As one could perhaps judge from the forearm tattoos on the dust jacket, the author has arrived at his position in life with a risky road with many setbacks, having worked in the nighclub business and then been through rehabilitation programs, the kind where you share chores in a group home, well before going back and getting his doctorate.
He gets into this worldview pretty quickly as he finishes the autobiographical narrative: the arch of “Philosophy, Science and Religion”, which he calls “the Ultimate Cage Match” (Ch. 5). Philosophy rather comes between the two, but it also shows that religion and science complement one another.
After I moved to Minnesota in 1997, I got to know some college undergraduates who were majoring in philosophy, one of whom, a senior at Hamline University in St. Paul then, set up my own lecture and television appearance about my own “Do Ask Do Tell” book.
In the latter part of the book, the author traces the contributions of the major Greek philosophers to a productive understanding of the point of one’s life. Pythagoras was a bit of a prodigy and a Clark Kent type young man. I found myself wondering if the digits of pi would be random even in hexadecimal (base 16).
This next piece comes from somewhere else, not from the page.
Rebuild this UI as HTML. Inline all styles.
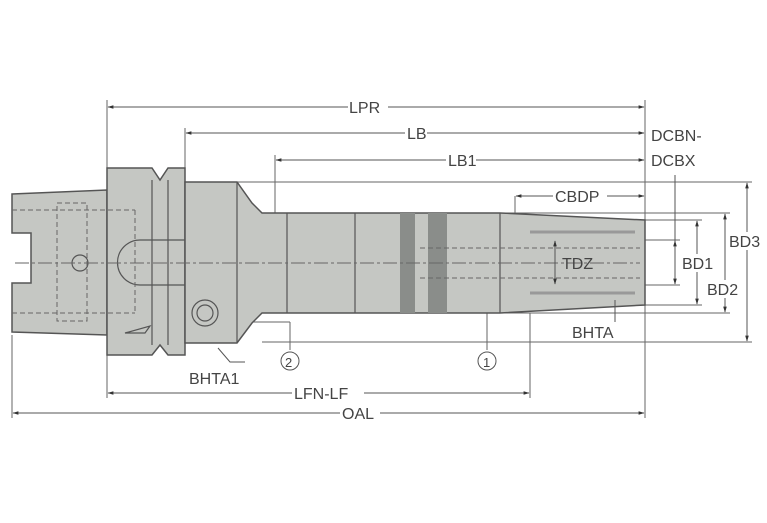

Toward the end, he discusses the physics, or metaphysics, of the soul: the idea that one may give up a sense of individual self and join something larger to experience cosmic consciousness (an idea explored also by H. Spencer Lewis with Rosicrucianism). He gets into the question as to how information is stored and propagated in the universe in black holes – holographically, an idea previously explored in a Itzhak’s Bentov’s “Stalking the Wild Pendulum” and Jeffrey Mishlove’s “The Roots of Consciousness”.